Paracetamol is a recommended and safer alternative painkiller when pregnant, however; if paracetamol is unable to control your pain your doctor may choose to prescribe Naproxen.
For women who are prescribed Naproxen after 30 weeks of pregnancy, it is likely you will also be assessed and monitored by a fetal medicine specialist.
If you find that the side effects of naproxen are unmanageable, there are alternative painkiller medications that are available to buy from Medicine Direct.
Aside from naproxen, we also stock other effective NSAIDs like Ibuprofen 400mg & 600mg tablets, which have also been proven to effectively relieve inflammatory pain from conditions like arthritis, period pain and muscle and joint problems. Ibuprofen tablets are available to purchase from our online pharmacy, which are fast acting and relieve pain effectively in adults and children over 12 years old.
Ponstan (mefenamic acid) is also available to purchase from us. This NSAID contains mefenamic acid as the active ingredient and can be taken for a range of conditions, but it is particularly effective at relieving period pain.
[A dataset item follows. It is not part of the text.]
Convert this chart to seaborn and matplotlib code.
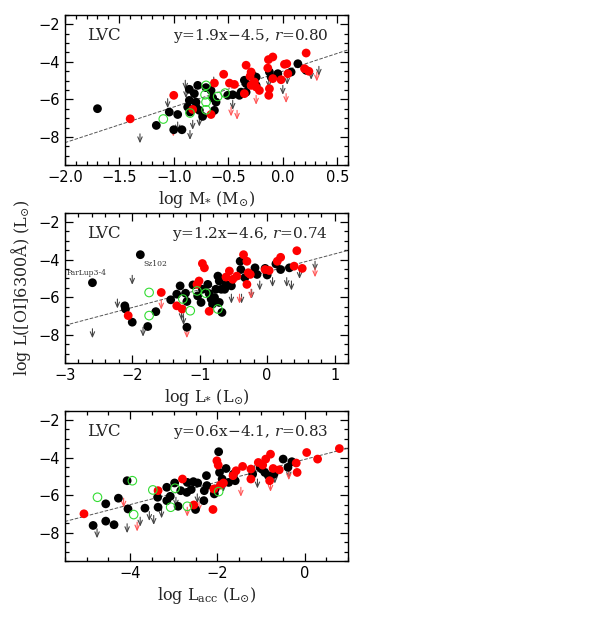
import numpy as np
import pandas as pd
import seaborn as sns
import matplotlib
matplotlib.use("Agg")
import matplotlib.pyplot as plt
from matplotlib.ticker import MultipleLocator

# ---------------- Panel 1: log M*
p1_black_x = [-1.70, -1.16, -1.00, -0.925, -0.964, -1.041, -0.857, -0.811, -0.857, -0.796, -0.851, -0.765, -0.735,
              -0.658, -0.643, -0.612, -0.627, -0.704, -0.872, -0.796, -0.780, -0.505, -0.459, -0.398, -0.382, -0.336,
              -0.352, -0.260, -0.244, -0.275, -0.336, -0.244, -0.122, -0.106, -0.045, 0.139, 0.077, 0.215]
p1_black_y = [-6.49, -7.38, -7.61, -7.61, -6.80, -6.67, -5.46, -5.69, -6.05, -6.14, -6.67, -6.58, -6.90,
              -5.52, -5.91, -6.14, -6.58, -5.37, -6.40, -6.40, -5.25, -5.78, -5.75, -5.78, -5.61, -5.61,
              -4.98, -4.89, -4.81, -4.72, -5.16, -5.25, -4.54, -4.81, -4.63, -4.10, -4.54, -4.45]
p1_red_x = [-1.40, -1.00, -0.826, -0.658, -0.627, -0.542, -0.489, -0.443, -0.352, -0.336, -0.290, -0.300, -0.290,
            -0.260, -0.244, -0.214, -0.131, -0.091, -0.137, -0.091, -0.015, 0.016, 0.037, 0.047, -0.122, -0.128,
            0.215, 0.200, 0.240]
p1_red_y = [-7.03, -5.78, -6.53, -6.80, -5.13, -4.66, -5.13, -5.20, -5.69, -4.18, -4.54, -4.77, -5.25,
            -5.07, -5.34, -5.52, -3.88, -3.74, -4.33, -4.89, -4.95, -4.13, -4.10, -4.63, -5.43, -5.78,
            -3.53, -4.36, -4.50]
p1_green_x = [-1.096, -0.704, -0.713, -0.704, -0.704, -0.597, -0.529, -0.851]
p1_green_y = [-7.04, -5.25, -5.75, -6.14, -6.55, -5.84, -5.66, -6.72]
p1_ulim_x = [-1.31, -1.056, -0.964, -0.894, -0.888, -0.851, -0.826, -0.765, -0.633, -0.459, -0.128, 0.001, 0.041, 0.261, 0.332]
p1_ulim_y = [-7.83, -5.96, -7.20, -4.98, -5.43, -7.65, -7.11, -6.94, -4.81, -6.05, -4.89, -5.25, -4.72, -4.45, -4.24]
p1_rulim_x = [-1.004, -0.474, -0.419, -0.244, 0.031, 0.313]
p1_rulim_y = [-7.47, -6.40, -6.58, -5.78, -5.69, -4.54]

# ---------------- Panel 2: log L*
p2_black_x = [-2.59, -1.88, -2.11, -2.10, -2.00, -1.77, -1.65, -1.43, -1.29, -1.21, -1.19, -1.10, -1.03, -0.98,
              -0.96, -0.88, -0.86, -0.83, -0.81, -0.78, -0.73, -0.71, -0.76, -0.68, -0.67, -0.63, -0.61, -0.71,
              -1.19, -0.40, -0.39, -0.33, -0.18, -0.15, -0.03, 0.00, 0.13, 0.20, 0.33, -0.53, -1.34]
p2_black_y = [-5.23, -3.74, -6.46, -6.63, -7.33, -7.56, -6.77, -6.14, -5.40, -5.79, -6.23, -5.35, -5.93, -6.28,
              -5.58, -5.32, -5.81, -6.10, -6.37, -6.02, -4.88, -5.14, -5.58, -5.58, -6.81, -5.58, -5.32, -6.28,
              -7.60, -4.09, -4.53, -4.96, -4.44, -4.79, -4.47, -4.82, -4.23, -4.53, -4.44, -5.40, -5.84]
p2_red_x = [-2.06, -1.57, -1.34, -1.26, -0.96, -0.93, -1.01, -1.04, -0.86, -0.61, -0.56, -0.51, -0.45, -0.35,
            -0.30, -0.28, -0.25, -0.30, -0.03, 0.03, 0.15, 0.20, 0.40, 0.44, 0.52]
p2_red_y = [-6.98, -5.75, -6.46, -6.63, -4.21, -4.44, -5.14, -5.32, -6.75, -4.93, -4.61, -5.05, -4.88, -3.74,
            -4.09, -4.70, -4.79, -5.32, -4.53, -4.58, -4.09, -3.88, -4.35, -3.53, -4.47]
p2_green_x = [-1.75, -1.75, -1.25, -1.14, -1.04, -0.91, -0.73]
p2_green_y = [-5.75, -6.98, -6.10, -6.72, -5.67, -5.79, -6.63]
p2_ulim_x = [-2.59, -2.22, -2.00, -1.84, -1.27, -1.24, -0.53, -0.38, -0.23, -0.11, 0.08, 0.29, 0.36, 0.48, 0.71]
p2_ulim_y = [-7.68, -6.10, -4.84, -7.60, -6.72, -6.98, -5.84, -5.84, -5.58, -5.14, -4.96, -4.96, -5.14, -4.53, -4.09]
p2_rulim_x = [-1.57, -1.19, -0.41, -0.24, 0.71]
p2_rulim_y = [-6.16, -7.68, -5.84, -5.58, -4.44]

# ---------------- Panel 3: log Lacc
p3_black_x = [-4.85, -4.56, -4.56, -4.37, -4.27, -4.07, -4.05, -3.66, -3.37, -3.36, -3.16, -3.16, -3.08, -2.98,
              -2.90, -2.84, -2.70, -2.69, -2.60, -2.55, -2.45, -2.31, -2.30, -2.25, -2.24, -2.07, -2.05, -1.97,
              -1.95, -1.89, -1.80, -1.74, -2.50, -1.63, -1.59, -1.19, -1.02, -0.98, -0.91, -0.83, -0.70, -0.49,
              -0.38, -0.29]
p3_black_y = [-7.61, -6.46, -7.38, -7.57, -6.16, -5.23, -6.73, -6.69, -6.11, -6.64, -5.58, -6.29, -6.06, -5.35,
              -6.59, -5.76, -5.85, -5.32, -5.70, -5.28, -5.35, -6.29, -5.76, -4.96, -5.49, -5.93, -5.67, -3.69,
              -4.79, -5.14, -4.58, -5.32, -6.76, -4.88, -5.23, -4.88, -4.52, -4.61, -4.79, -4.96, -4.88, -4.08,
              -4.52, -4.22]
p3_red_x = [-5.06, -3.36, -2.80, -2.54, -2.10, -2.08, -2.01, -1.98, -1.93, -1.86, -1.64, -1.57, -1.42, -1.23,
            -1.23, -1.06, -0.96, -0.89, -0.78, -0.72, -0.58, -0.19, -0.17, 0.05, 0.30, 0.80, -0.80]
p3_red_y = [-6.99, -5.76, -5.14, -6.52, -6.76, -5.67, -4.17, -4.40, -5.46, -5.35, -4.96, -4.70, -4.47, -4.61,
            -5.14, -4.26, -4.40, -4.08, -3.82, -4.58, -4.65, -4.29, -4.79, -3.73, -4.08, -3.52, -5.23]
p3_green_x = [-4.75, -3.95, -3.92, -3.48, -3.07, -2.97, -2.69, -1.97]
p3_green_y = [-6.11, -5.23, -7.03, -5.72, -6.64, -5.63, -6.59, -5.81]
p3_ulim_x = [-4.76, -4.07, -3.77, -3.56, -3.46, -3.28, -2.95, -2.46, -1.86, -1.69, -1.15, -1.08, -0.68, -0.36]
p3_ulim_y = [-7.79, -7.52, -7.17, -6.87, -7.08, -6.73, -6.11, -5.93, -5.32, -5.05, -4.43, -5.14, -4.88, -4.61]
p3_rulim_x = [-4.15, -3.84, -2.69, -2.42, -1.46, -0.78, -0.36]
p3_rulim_y = [-6.16, -7.43, -6.64, -6.37, -5.58, -5.32, -4.70]

# fits as drawn (slope, intercept) and their labels
fit_lines = [(1.9, -4.5), (0.95, -4.65), (0.6, -4.1)]
fit_texts = ["y=1.9x\u22124.5, $r$=0.80", "y=1.2x\u22124.6, $r$=0.74", "y=0.6x\u22124.1, $r$=0.83"]
xlims = [(-2, 0.6), (-3, 1.2), (-5.5, 1.0)]
xmajor = [0.5, 1, 2]
xminor = [0.1, 0.2, 0.5]
xlabels = [r"log M$_{*}$ (M$_{\odot}$)", r"log L$_{*}$ (L$_{\odot}$)", r"log L$_{\rm acc}$ (L$_{\odot}$)"]
ylabel = r"log L([OI]6300$\rm\AA$) (L$_{\odot}$)"
annot_names = ["ParLup3-4", "Sz102"]
annot_x = [-2.98, -1.84]
annot_y = [-4.95, -4.45]
ulim_len = 0.5

sns.set_theme(style="ticks")
plt.rcParams["font.family"] = ["DejaVu Sans"]
plt.rcParams["mathtext.fontset"] = "dejavuserif"

fig = plt.figure(figsize=(5.89, 6.19), dpi=100)
left, width = 0.110, 0.481
bottoms = [0.733, 0.4136, 0.0937]
height = 0.243

panels = [
    (p1_black_x, p1_black_y, p1_red_x, p1_red_y, p1_green_x, p1_green_y, p1_ulim_x, p1_ulim_y, p1_rulim_x, p1_rulim_y),
    (p2_black_x, p2_black_y, p2_red_x, p2_red_y, p2_green_x, p2_green_y, p2_ulim_x, p2_ulim_y, p2_rulim_x, p2_rulim_y),
    (p3_black_x, p3_black_y, p3_red_x, p3_red_y, p3_green_x, p3_green_y, p3_ulim_x, p3_ulim_y, p3_rulim_x, p3_rulim_y),
]

serif = ["DejaVu Serif"]
arrow_style = "->,head_length=0.3,head_width=0.13"
axes = []
for i, (bx, by, rx, ry, gx, gy, ux, uy, rux, ruy) in enumerate(panels):
    ax = fig.add_axes([left, bottoms[i], width, height])
    axes.append(ax)
    ax.set_xlim(*xlims[i])
    ax.set_ylim(-9.5, -1.5)
    # fit line
    xs = np.array(xlims[i])
    m, b = fit_lines[i]
    sns.lineplot(x=xs, y=m * xs + b, ax=ax, color="#555555", lw=0.7, dashes=(9, 6), linestyle="--")
    # upper limits
    for xx, yy in zip(ux, uy):
        ax.annotate("", xy=(xx, yy - ulim_len), xytext=(xx, yy),
                    arrowprops=dict(arrowstyle=arrow_style, color="#444444", lw=0.8, shrinkA=0, shrinkB=0))
    for xx, yy in zip(rux, ruy):
        ax.annotate("", xy=(xx, yy - ulim_len), xytext=(xx, yy),
                    arrowprops=dict(arrowstyle=arrow_style, color="#ff5555", lw=0.8, shrinkA=0, shrinkB=0))
    sns.scatterplot(x=bx, y=by, ax=ax, color="black", s=40, edgecolor="none", zorder=3)
    sns.scatterplot(x=rx, y=ry, ax=ax, color="#ff0000", s=40, edgecolor="none", zorder=3)
    sns.scatterplot(x=gx, y=gy, ax=ax, s=38, facecolor="none", edgecolor="#33dd33", linewidth=0.8, zorder=4)

    ax.xaxis.set_major_locator(MultipleLocator(xmajor[i]))
    ax.xaxis.set_minor_locator(MultipleLocator(xminor[i]))
    ax.yaxis.set_major_locator(MultipleLocator(2))
    ax.yaxis.set_minor_locator(MultipleLocator(0.5))
    ax.tick_params(which="both", direction="in", top=True, right=True, labelsize=10.5, colors="black")
    ax.tick_params(which="major", length=6, width=0.9)
    ax.tick_params(which="minor", length=3, width=0.9)
    for sp in ax.spines.values():
        sp.set_linewidth(1.0)
        sp.set_color("black")
    ax.set_xlabel(xlabels[i], fontsize=11.5, family=serif, labelpad=3)
    ax.set_ylabel("")
    ax.text(0.08, 0.86, "LVC", transform=ax.transAxes, fontsize=12, family=serif, va="center")
    ax.text(0.93, 0.86, fit_texts[i], transform=ax.transAxes, fontsize=11, family=serif, ha="right", va="center")

for name, xx, yy in zip(annot_names, annot_x, annot_y):
    axes[1].text(xx, yy, name, fontsize=5.5, family=serif, color="#333333", va="bottom")

axes[1].set_ylabel(ylabel, fontsize=11.5, family=serif, labelpad=4)

fig.savefig("out.png", dpi=100)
Celebrex (celecoxib) works in a very similar way to naproxen, although this NSAID contains the active ingredient celecoxib. It also works to stop the production of substances in the body that cause pain and inflammation. For some conditions, such as arthritis, you may need to take it for two weeks before you notice the full effects.
Is Naproxen safe?
Naproxen is a safe medicine to use when taken as instructed by your doctor. You should only take this medicine if it has been prescribed for you. You don’t need a prescription to take it for period pain, but you should only take it as instructed and for a short length of time.
What happens if I stop taking Naproxen?
If you regularly take naproxen, you should not suddenly stop without speaking to a doctor. This may lead to withdrawal symptoms and can also increase your risk of developing clots. If you regularly take naproxen and wish to stop, speak to your doctor about gradually lowering your dose.
How long can I take Naproxen for?
Naproxen can cause ulcers in the stomach or gut if taken for a long time. You should aim to take naproxen for the shortest time possible, at the lowest dose possible. If you need it for period pain or another short-term problem, you should not need to take naproxen for more than a few days.
If you need to take it for longer than this, speak to your doctor.
How long does Naproxen last?
Naproxen will stay in your system for approximately 93.5 hours.